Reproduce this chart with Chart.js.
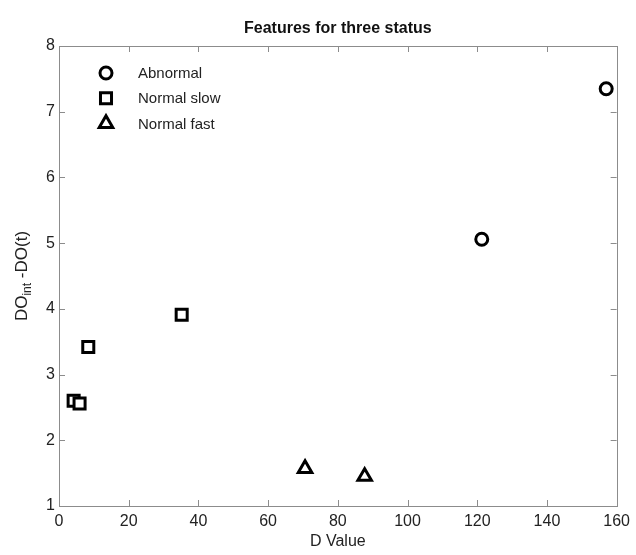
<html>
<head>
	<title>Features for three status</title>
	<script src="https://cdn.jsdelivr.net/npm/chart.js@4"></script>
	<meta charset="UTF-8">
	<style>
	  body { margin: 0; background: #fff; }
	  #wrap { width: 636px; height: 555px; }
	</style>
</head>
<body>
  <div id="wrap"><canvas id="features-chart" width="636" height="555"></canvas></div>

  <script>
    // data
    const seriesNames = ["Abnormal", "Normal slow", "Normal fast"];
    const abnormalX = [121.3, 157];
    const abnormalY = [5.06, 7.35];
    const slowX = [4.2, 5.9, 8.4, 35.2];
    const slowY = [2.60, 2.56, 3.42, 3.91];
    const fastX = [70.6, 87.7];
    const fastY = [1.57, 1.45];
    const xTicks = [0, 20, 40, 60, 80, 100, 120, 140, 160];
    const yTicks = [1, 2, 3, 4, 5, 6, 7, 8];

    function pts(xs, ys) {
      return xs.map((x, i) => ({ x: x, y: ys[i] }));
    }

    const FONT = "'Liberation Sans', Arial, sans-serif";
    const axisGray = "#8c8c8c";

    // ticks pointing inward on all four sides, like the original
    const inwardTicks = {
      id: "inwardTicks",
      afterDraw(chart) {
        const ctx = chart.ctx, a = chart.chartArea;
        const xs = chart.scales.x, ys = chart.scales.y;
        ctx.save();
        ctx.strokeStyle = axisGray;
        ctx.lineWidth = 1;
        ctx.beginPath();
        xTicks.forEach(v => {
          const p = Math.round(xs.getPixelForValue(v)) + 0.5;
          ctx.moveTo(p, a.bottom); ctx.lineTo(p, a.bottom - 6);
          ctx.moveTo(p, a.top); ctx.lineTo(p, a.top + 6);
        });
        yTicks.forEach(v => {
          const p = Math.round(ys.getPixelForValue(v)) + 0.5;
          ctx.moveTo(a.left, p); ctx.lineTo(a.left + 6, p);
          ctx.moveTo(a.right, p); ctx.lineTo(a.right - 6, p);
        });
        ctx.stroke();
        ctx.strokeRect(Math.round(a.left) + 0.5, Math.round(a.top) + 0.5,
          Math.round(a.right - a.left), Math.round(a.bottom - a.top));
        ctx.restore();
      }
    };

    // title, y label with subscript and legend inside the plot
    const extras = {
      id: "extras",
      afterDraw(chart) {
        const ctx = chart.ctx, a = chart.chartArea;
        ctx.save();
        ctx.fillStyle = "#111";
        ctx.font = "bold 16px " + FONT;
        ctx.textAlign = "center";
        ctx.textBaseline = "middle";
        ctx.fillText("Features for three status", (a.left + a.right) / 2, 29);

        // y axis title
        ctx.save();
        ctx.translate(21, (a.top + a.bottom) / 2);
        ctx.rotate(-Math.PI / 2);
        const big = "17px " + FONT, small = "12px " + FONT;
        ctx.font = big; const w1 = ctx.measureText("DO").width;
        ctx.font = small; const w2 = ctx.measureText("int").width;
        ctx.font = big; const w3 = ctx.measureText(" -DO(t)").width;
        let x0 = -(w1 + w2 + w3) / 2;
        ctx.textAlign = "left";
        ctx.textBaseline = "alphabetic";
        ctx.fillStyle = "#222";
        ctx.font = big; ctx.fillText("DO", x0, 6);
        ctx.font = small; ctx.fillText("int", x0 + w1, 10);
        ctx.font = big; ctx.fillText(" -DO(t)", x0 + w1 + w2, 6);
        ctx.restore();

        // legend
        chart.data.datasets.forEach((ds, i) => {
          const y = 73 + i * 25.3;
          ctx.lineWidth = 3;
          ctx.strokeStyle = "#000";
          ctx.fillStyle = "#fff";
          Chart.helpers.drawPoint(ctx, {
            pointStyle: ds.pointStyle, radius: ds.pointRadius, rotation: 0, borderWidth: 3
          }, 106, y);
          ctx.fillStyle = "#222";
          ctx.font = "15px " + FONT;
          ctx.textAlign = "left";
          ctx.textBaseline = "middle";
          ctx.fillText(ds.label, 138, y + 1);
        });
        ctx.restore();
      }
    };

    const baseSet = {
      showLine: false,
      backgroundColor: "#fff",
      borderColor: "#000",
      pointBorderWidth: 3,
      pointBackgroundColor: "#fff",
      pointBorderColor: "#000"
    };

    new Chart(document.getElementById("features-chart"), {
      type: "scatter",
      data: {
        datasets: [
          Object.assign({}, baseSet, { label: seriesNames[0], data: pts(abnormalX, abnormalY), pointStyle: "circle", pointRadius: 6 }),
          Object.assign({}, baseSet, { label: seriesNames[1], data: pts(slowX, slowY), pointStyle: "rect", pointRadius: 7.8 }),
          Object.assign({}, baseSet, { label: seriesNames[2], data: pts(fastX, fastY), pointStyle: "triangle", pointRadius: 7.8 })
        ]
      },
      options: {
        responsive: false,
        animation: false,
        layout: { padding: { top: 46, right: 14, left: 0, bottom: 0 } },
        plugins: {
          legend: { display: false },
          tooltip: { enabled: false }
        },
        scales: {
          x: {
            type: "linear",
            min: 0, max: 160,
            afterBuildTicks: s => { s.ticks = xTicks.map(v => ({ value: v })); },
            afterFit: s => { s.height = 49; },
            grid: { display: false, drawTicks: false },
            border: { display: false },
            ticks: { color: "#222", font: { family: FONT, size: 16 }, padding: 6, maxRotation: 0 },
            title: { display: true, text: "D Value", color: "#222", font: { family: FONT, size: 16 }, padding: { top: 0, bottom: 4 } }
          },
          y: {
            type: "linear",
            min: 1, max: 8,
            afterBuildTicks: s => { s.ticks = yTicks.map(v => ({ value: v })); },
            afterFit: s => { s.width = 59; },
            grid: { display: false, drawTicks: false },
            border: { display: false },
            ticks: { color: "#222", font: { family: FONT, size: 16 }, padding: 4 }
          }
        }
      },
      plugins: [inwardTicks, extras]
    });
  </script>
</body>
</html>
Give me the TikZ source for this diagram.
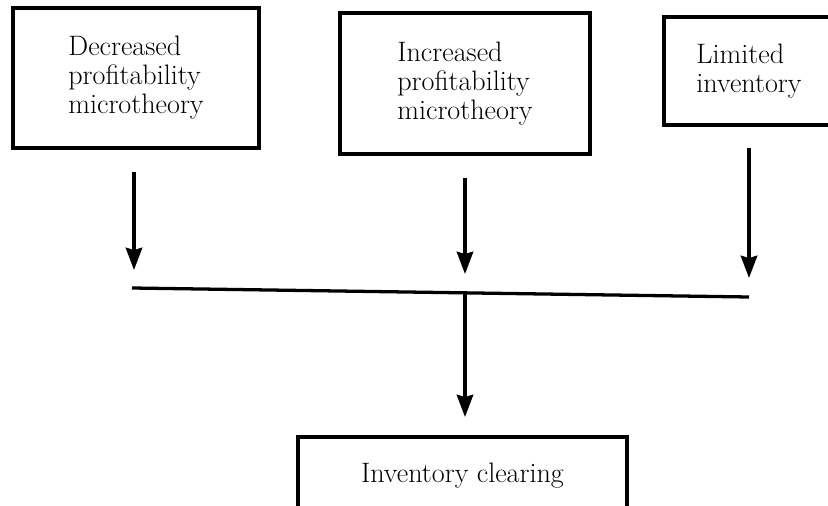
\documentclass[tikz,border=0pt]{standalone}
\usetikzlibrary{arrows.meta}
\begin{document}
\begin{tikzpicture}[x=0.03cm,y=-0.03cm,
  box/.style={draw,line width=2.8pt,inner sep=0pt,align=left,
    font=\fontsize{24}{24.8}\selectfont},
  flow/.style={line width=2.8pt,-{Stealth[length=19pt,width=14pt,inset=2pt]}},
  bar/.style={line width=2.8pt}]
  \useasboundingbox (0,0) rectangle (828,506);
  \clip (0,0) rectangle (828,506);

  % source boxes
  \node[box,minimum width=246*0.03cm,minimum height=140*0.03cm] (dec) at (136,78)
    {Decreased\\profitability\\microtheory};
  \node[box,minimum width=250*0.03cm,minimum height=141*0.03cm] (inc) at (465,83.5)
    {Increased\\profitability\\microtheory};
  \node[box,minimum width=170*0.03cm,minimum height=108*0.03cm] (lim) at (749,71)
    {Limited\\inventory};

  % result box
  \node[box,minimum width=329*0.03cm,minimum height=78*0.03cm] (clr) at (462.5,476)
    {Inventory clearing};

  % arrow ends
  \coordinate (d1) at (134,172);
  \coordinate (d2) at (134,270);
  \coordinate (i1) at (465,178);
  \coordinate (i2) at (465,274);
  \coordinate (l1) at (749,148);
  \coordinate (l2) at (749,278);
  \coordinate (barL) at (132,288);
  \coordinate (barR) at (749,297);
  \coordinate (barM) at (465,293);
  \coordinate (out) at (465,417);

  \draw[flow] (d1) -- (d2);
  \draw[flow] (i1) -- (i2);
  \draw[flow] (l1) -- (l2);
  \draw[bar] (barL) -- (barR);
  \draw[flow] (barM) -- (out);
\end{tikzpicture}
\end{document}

---

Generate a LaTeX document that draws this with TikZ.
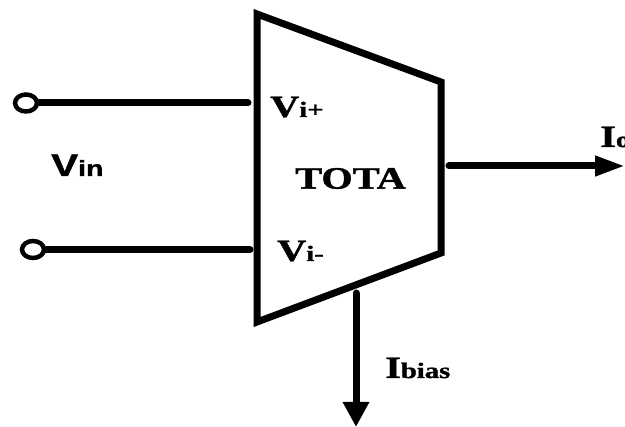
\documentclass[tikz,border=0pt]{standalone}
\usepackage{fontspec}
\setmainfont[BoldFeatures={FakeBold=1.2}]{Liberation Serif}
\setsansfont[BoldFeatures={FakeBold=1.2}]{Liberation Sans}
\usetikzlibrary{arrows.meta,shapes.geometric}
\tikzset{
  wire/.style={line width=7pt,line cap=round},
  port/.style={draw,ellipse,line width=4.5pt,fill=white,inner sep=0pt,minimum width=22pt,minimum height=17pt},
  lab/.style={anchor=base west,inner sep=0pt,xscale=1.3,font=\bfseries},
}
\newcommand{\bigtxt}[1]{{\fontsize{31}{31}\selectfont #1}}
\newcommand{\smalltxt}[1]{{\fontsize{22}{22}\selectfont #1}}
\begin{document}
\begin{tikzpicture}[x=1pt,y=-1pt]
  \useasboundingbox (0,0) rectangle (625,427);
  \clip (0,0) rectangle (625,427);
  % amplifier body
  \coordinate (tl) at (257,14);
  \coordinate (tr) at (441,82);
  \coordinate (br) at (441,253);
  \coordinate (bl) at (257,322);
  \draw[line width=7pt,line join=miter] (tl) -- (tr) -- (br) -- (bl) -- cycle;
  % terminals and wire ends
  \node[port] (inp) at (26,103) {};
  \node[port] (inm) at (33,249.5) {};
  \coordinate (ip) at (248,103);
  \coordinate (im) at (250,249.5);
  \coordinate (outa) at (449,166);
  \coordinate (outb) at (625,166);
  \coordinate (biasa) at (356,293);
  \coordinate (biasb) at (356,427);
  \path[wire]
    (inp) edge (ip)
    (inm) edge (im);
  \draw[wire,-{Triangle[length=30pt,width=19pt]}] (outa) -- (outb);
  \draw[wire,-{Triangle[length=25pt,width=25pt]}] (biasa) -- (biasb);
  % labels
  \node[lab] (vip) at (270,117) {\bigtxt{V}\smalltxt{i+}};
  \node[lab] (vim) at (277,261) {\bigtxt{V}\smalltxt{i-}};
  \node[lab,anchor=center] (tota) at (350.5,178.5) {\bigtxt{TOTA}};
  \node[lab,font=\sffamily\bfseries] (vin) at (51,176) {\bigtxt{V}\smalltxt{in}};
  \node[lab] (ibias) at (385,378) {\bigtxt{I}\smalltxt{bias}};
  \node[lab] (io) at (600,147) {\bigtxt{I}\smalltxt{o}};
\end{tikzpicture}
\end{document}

TASK REQUIREMENTS
Scan the material above. Copy each line where "source" occurs.

RESULT OF THE TASK
Give me the TikZ source for this diagram.
  % source boxes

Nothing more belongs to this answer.